Throughout my travels in the world of relationships and gift giving, I have made a critical discovery. Let me enlighten you on what many women have not considered quality presents; lingerie, kitchen appliances, video games, Midol, bathroom fixtures, feminine hygiene products, office supplies, car/vehicle parts, vibrators, drugs, alcohol, porn movies, acting out sexual fantasies and self help books. Could this be the reason for my continued single status?

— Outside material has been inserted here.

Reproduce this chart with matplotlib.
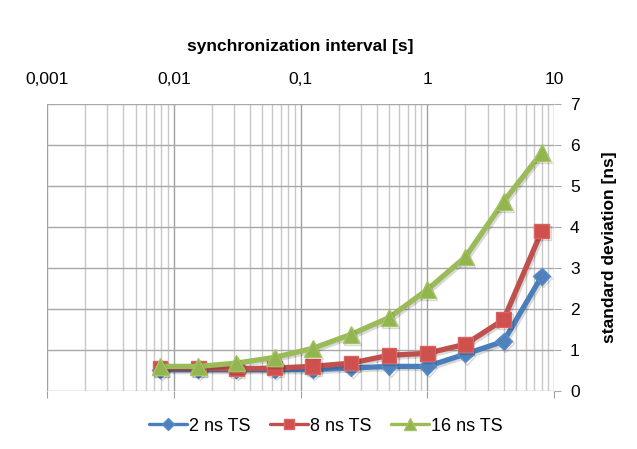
import matplotlib
matplotlib.use("Agg")
import matplotlib.pyplot as plt
import matplotlib.patheffects as pe
from matplotlib.ticker import FixedLocator, LogLocator, NullFormatter, FixedFormatter

plt.rcParams['font.family'] = ['Liberation Sans', 'DejaVu Sans']

intervals = [0.0078125, 0.015625, 0.03125, 0.0625, 0.125, 0.25, 0.5, 1, 2, 4, 8]
ts2 = [0.52, 0.52, 0.52, 0.52, 0.52, 0.56, 0.6, 0.6, 0.9, 1.21, 2.8]
ts8 = [0.56, 0.56, 0.54, 0.56, 0.6, 0.68, 0.87, 0.92, 1.14, 1.74, 3.9]
ts16 = [0.6, 0.6, 0.68, 0.82, 1.04, 1.38, 1.79, 2.47, 3.27, 4.62, 5.81]
series_names = ["2 ns TS", "8 ns TS", "16 ns TS"]
x_ticks = [0.001, 0.01, 0.1, 1, 10]
x_tick_labels = ["0,001", "0,01", "0,1", "1", "10"]
y_ticks = [0, 1, 2, 3, 4, 5, 6, 7]

fig = plt.figure(figsize=(6.37, 4.49), dpi=100)
ax = fig.add_axes([0.0738, 0.1292, 0.7959, 0.6392])

ax.set_xscale('log')
ax.set_xlim(0.001, 10)
ax.set_ylim(0, 7)

ax.xaxis.set_major_locator(FixedLocator(x_ticks))
ax.xaxis.set_major_formatter(FixedFormatter(x_tick_labels))
ax.xaxis.set_minor_locator(LogLocator(base=10, subs=range(2, 10)))
ax.xaxis.set_minor_formatter(NullFormatter())
ax.set_yticks(y_ticks)

ax.grid(True, which='major', axis='x', color='#a0a0a0', lw=1.0)
ax.grid(True, which='minor', axis='x', color='#c8c8c8', lw=1.0)
ax.grid(True, which='major', axis='y', color='#a8a8a8', lw=1.0)
ax.set_axisbelow(True)

for s in ['top', 'right', 'bottom', 'left']:
    ax.spines[s].set_visible(False)

ax.xaxis.set_ticks_position('both')
ax.tick_params(axis='x', which='major', top=False, bottom=True, labeltop=True,
               labelbottom=False, length=5, color='#a0a0a0', labelsize=12.5, pad=7.5)
ax.tick_params(axis='x', which='minor', top=False, bottom=False)
ax.yaxis.tick_right()
ax.tick_params(axis='y', which='major', length=5, color='#a8a8a8', labelsize=12.5, pad=6.5)

ax.xaxis.set_label_position('top')
ax.set_xlabel('synchronization interval [s]', fontweight='bold', fontsize=12.5, labelpad=15)
ax.yaxis.set_label_position('right')
ax.set_ylabel('standard deviation [ns]', fontweight='bold', fontsize=12.5, labelpad=16)

shadow = [pe.SimpleLineShadow(offset=(1.2, -1.5), shadow_color='black', alpha=0.15), pe.Normal()]

styles = [
    dict(color='#4a7ebb', marker='D', ms=8.5, mfc='#4f81bd', mec='#5a8cc8'),
    dict(color='#c0504d', marker='s', ms=10.5, mfc='#d0504d', mec='#d86461'),
    dict(color='#9bbb59', marker='^', ms=12, mfc='#92b550', mec='#a4c464'),
]
for vals, name, st in zip([ts2, ts8, ts16], series_names, styles):
    ax.plot(intervals, vals, lw=3.8, label=name, solid_joinstyle='round',
            solid_capstyle='round', path_effects=shadow, zorder=3, **st)

leg = ax.legend(loc='center', bbox_to_anchor=(0.55, -0.122), ncol=3, frameon=False,
                fontsize=13, handlelength=2.1, columnspacing=1.1, handletextpad=0.1)
for h, ms in zip(leg.legend_handles, [6, 7.5, 8.5]):
    h.set_linewidth(2.4)
    h.set_markersize(ms)
    h.set_path_effects([])

fig.savefig('out.png', dpi=100)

Did you notice that some of the gifts mentioned had a "me factor?" Meaning the gift would provide me with pleasure, like the lingerie and video games. This is a key point, it is not appropriate to give a present with a "me factor." Also, notice the impersonal nature and the level of effort. Granted the feminine hygiene product was a personal gift, but it was a little on the rude side. I will not explain the details, but she deserved it, needed it, and I was yearning to get dumped. Note that if you wish to terminate your current affair, please feel free to choose any of the gifts I have mentioned.
Gift Wrap
No one is born with a talent for giving great gifts. The best advice is to learn about that special person. Get to know their likes and dislikes, their hobbies, and person they wish to become. Listen to their subtle clues. If they say, "I like that" or "that is nice" or "I have always wanted one" are fairly solid hints. Remember gifts are not always measured by a monetary value. If your partner enjoys cycling, plan a day trekking through the city. Include a picnic and I would bet on a positive response. My final note is; giving presents is a way of showing others how we feel about them, how well we know them, how much we appreciate their influence in our lives, and how we express our gratitude. Be creative, spontaneous, and thoughtful, have fun, and start giving moments to remember.